Nicole @elocinationn (via Twitter)

(paraphrasing) Could you eradicate mosquitoes with EMF?

I was really excited to learn about the EMF remote-controlled mice described in a paper that made the rounds a few weeks ago. I was less excited to learn that it might have been faked. I will defer to my friend Richard Fuisz (and guest of Core Memory) here on the specifics, but it looks like maybe some fraud might be happening.

Let us assume for a moment that it is completely real, and think through what it would take to implement such a thing in mosquitoes. For context I worked on engineering mosquitoes as a member of George Church’s lab at Harvard, and published a couple papers on designing new ways of using CRISPR/Cas9 to suppress mosquito populations. Unfortunately, these approaches largely haven’t scaled. There are many reasons for that, but the biggest one is finding a way of propagating a designed gene – EMF sensitivity, in this case – through a wild population. When that happens we call it a gene drive.

I’m not going to describe the whole thing, as I’ve already done that elsewhere, but the gist is that we can edit mosquito embryos with CRISPR/Cas9 such that the adults that emerge from those embryos have traits we consider desirable for disease control (see figure above for how that works).

The biology hasn’t quite caught up to the engineering plans, though.

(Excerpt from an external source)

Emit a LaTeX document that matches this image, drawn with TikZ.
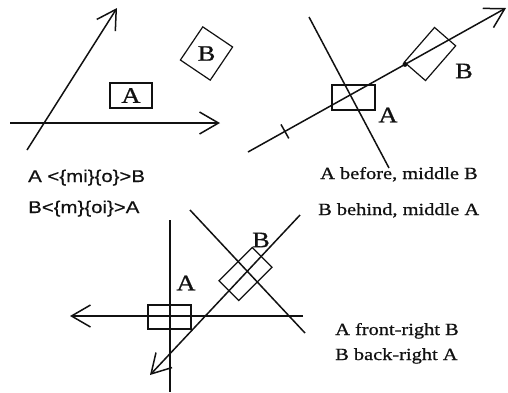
\documentclass[tikz,border=0pt]{standalone}
\usepackage{fontspec}
\setmainfont{Liberation Serif}[FakeStretch=1.2,FakeBold=0.8]
\newfontfamily\relsansfont{Liberation Sans}[FakeStretch=1.2,FakeBold=0.6]
\usetikzlibrary{arrows.meta,calc}
\definecolor{inkblack}{HTML}{111111}
\tikzset{
  axisline/.style={line width=1.5pt, color=inkblack},
  axisarrow/.style={axisline, -{Straight Barb[length=19pt,width=22pt]}},
  objbox/.style={rectangle, draw=inkblack, line width=1.2pt, inner sep=0pt},
  objname/.style={font=\fontsize{22}{24}\selectfont, inner sep=0pt, text=inkblack},
  dotmark/.style={circle, fill=inkblack, inner sep=0pt, minimum size=5pt},
  relnote/.style={font=\fontsize{17}{20}\selectfont, inner sep=0pt,
    anchor=base west, text=inkblack},
  relsans/.style={relnote, font=\relsansfont\fontsize{17}{20}\selectfont},
}

\begin{document}
\begin{tikzpicture}[x=1pt, y=-1pt]
  \useasboundingbox (0,0) rectangle (508,392);

  % first view: A and B apart
  \coordinate (h1s) at (10,123);
  \coordinate (h1e) at (220,123);
  \coordinate (d1s) at (27,150);
  \coordinate (d1e) at (117,8);
  \node[objbox, minimum width=42pt, minimum height=25pt] (a1) at (131,95.5) {};
  \node[objname] (a1l) at (a1) {A};
  \node[objbox, rotate=56, minimum width=40pt, minimum height=36pt] (b1) at (206.5,53.5) {};
  \node[objname] (b1l) at (b1) {B};
  \foreach \a/\b in {h1s/h1e,d1s/d1e}
    \draw[axisarrow] (\a) -- (\b);
  \node[relsans] (r1a) at (28,182) {A <\{mi\}\{o\}>B};
  \node[relsans] (r1b) at (28,213) {B<\{m\}\{oi\}>A};

  % second view: along one axis
  \coordinate (l2s) at (248,152);
  \coordinate (l2e) at (506,8);
  \coordinate (c2s) at (309,17);
  \coordinate (c2e) at (389,168);
  \coordinate (t2) at ($(l2s)!0.143!(l2e)$);
  \coordinate (t2a) at ($(t2)!8pt!90:(l2e)$);
  \coordinate (t2b) at ($(t2)!8pt!-90:(l2e)$);
  \draw[axisarrow] (l2s) -- (l2e);
  \foreach \a/\b in {c2s/c2e,t2a/t2b}
    \draw[axisline] (\a) -- (\b);
  \node[dotmark] (m2) at ($(l2s)!0.6085!(l2e)$) {};
  \node[objbox, minimum width=43pt, minimum height=25pt] (a2) at (353.5,97.5) {};
  \node[objbox, rotate=49, minimum width=46pt, minimum height=28pt] (b2) at (430,54) {};
  \node[objname] (a2l) at (388,115) {A};
  \node[objname] (b2l) at (464,71) {B};
  \node[relnote] (r2a) at (320,179) {A before, middle B};
  \node[relnote] (r2b) at (318,215) {B behind, middle A};

  % third view: front and right
  \coordinate (v3s) at (170,220);
  \coordinate (v3e) at (170,392);
  \coordinate (h3s) at (303,316);
  \coordinate (h3e) at (70,316);
  \coordinate (d3s) at (300,215);
  \coordinate (d3e) at (150,375);
  \coordinate (e3s) at (190,210);
  \coordinate (e3e) at (305,333);
  \foreach \a/\b in {h3s/h3e,d3s/d3e}
    \draw[axisarrow] (\a) -- (\b);
  \foreach \a/\b in {v3s/v3e,e3s/e3e}
    \draw[axisline] (\a) -- (\b);
  \node[objbox, minimum width=43pt, minimum height=24pt] (a3) at (169.5,317) {};
  \node[objbox, rotate=45, minimum width=47pt, minimum height=28pt] (b3) at (245.5,274) {};
  \node[objname] (a3l) at (186,283) {A};
  \node[objname] (b3l) at (261,240) {B};
  \node[relnote] (r3a) at (335,335) {A front-right B};
  \node[relnote] (r3b) at (335,360) {B back-right A};
\end{tikzpicture}
\end{document}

There are some groups that have successfully demonstrated the ability to drive a gene through a caged population, but it isn’t clear that the gene in the EMF paper has a mosquito-analog. That’s potentially solvable with engineering. Another critical problem is that adult mosquitoes have very particular mating dynamics. They are extremely sensitive to deleterious effects of inserting large genes (which gene drive constructs are) into mosquitoes. Adults come out of this with small wings, thin cuticles, and other stuff, all of which gets them eventually kicked out of the wild population. Hard to build a sustainable gene drive if that’s how your construct is. Also probably resolvable, but much more of a pain than mosquito nets or insecticide coated paint.

To directly answer your question, my guess is this is possible, but likely not going to work as well as we need it to. Buy some DEET and lock in for the summer. Pro tip: if you notice some bites on your body, place a warm rag over the area for a few minutes – it helps kill the swelling.